We characterized the historical context of forest growth and regrowth in the central Congo Basin using historical aerial photographs from the late 1950s. Given the impact of tropical forest disturbances on atmospheric carbon emissions, biodiversity, and ecosystem productivity, accurate long-term reporting of Land-Use and Land-Cover (LULC) change in the pre-satellite era (<1972) is an imperative. Our analysis therefore provides crucial spatial information to inform on all these processes. A comparison with contemporary LULC data showed a shift from previously highly regular industrial deforestation of large areas to discrete smallholder farming clearing, increasing landscape fragmentation and providing opportunties for substantial forest regrowth.

Furthermore, data recovery and synthesis of historical phenology records was successful. A first study, covering leaf phenology across tropical species and their relation to climate has been submitted to the Journal of Ecology. We analyze the leaf phenological patterns of 129 species (4706 individual observation years, 91.2 percent basal area, 94 evergreen, 35 deciduous). We illustrated the divergent behaviour within and across species, the variability of climate-phenology relationships and underscore the importance of accounting for constituent signals in canopy-wide scaling, and the interpretation of remotely-sensed phenology signals, with strong contributions of annually deciduous species but also the relative importance of large and/or abundant trees. Our results provide a baseline reference for future remote sensing and modelling studies aiming to establish and predict tropical forest ecosystem dynamics.

During our historical aerial footage analysis we estimated above-ground carbon gains through reforestation to range from 811 to 1592 Gg C, partially offsetting historical deforestation (2416 Gg C), in our study area. Our analysis provides methods and insights into key spatial and temporal patterns of deforestation and reforestation at a multi-decadal scale, providing a historical context for past and ongoing forest research in the area.

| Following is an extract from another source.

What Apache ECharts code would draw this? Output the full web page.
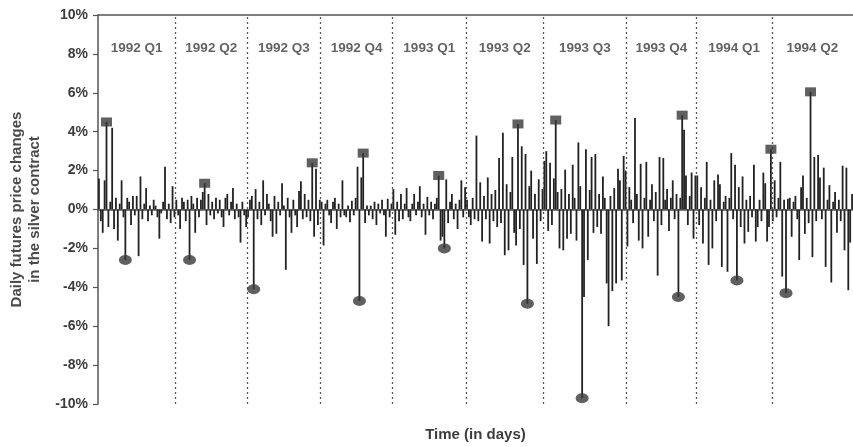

Both the publication as the supporting data are freely available for consultation and re-use. These results will provide both supporting information and critical context for further study and policy.

Phenological data described during the action will be published as an open access dataset, and generally all publications within the context of the action are foreseen to be openly accessible by both scientists, the public and other stake-holders. To ensure reproducibility protocols used in the drought experiment are public and should facilitate other experiments both within the host lab but also elsewhere. The setup is a cost effective means to address small scale eco-physiological experiments. The open hardware description should therefore accelerate research by removing barriers in setup and data acquisition. Recent data acquisitions from XRF measurements at SOLEIL are made publicly accessible to foster international collaborations and provide access to this unique dataset. A manuscript based upon these measurements is currently being written and will inform subsequent modelling efforts.

The project had a wide societal impact due to the application of citizen science and the development of tools for the scientific community. Software infrastructure reached a scientific public of more than 60 000 user, with other components cited >30 times over the course of the action. Citizen outreach through an annotation project had ~2300 registered contributors. The Virtual Forest outreach programme, raising awareness about seasonality in forest and forest dynamics still reaches ~500 unique monthly visitors, many returning to follow progress.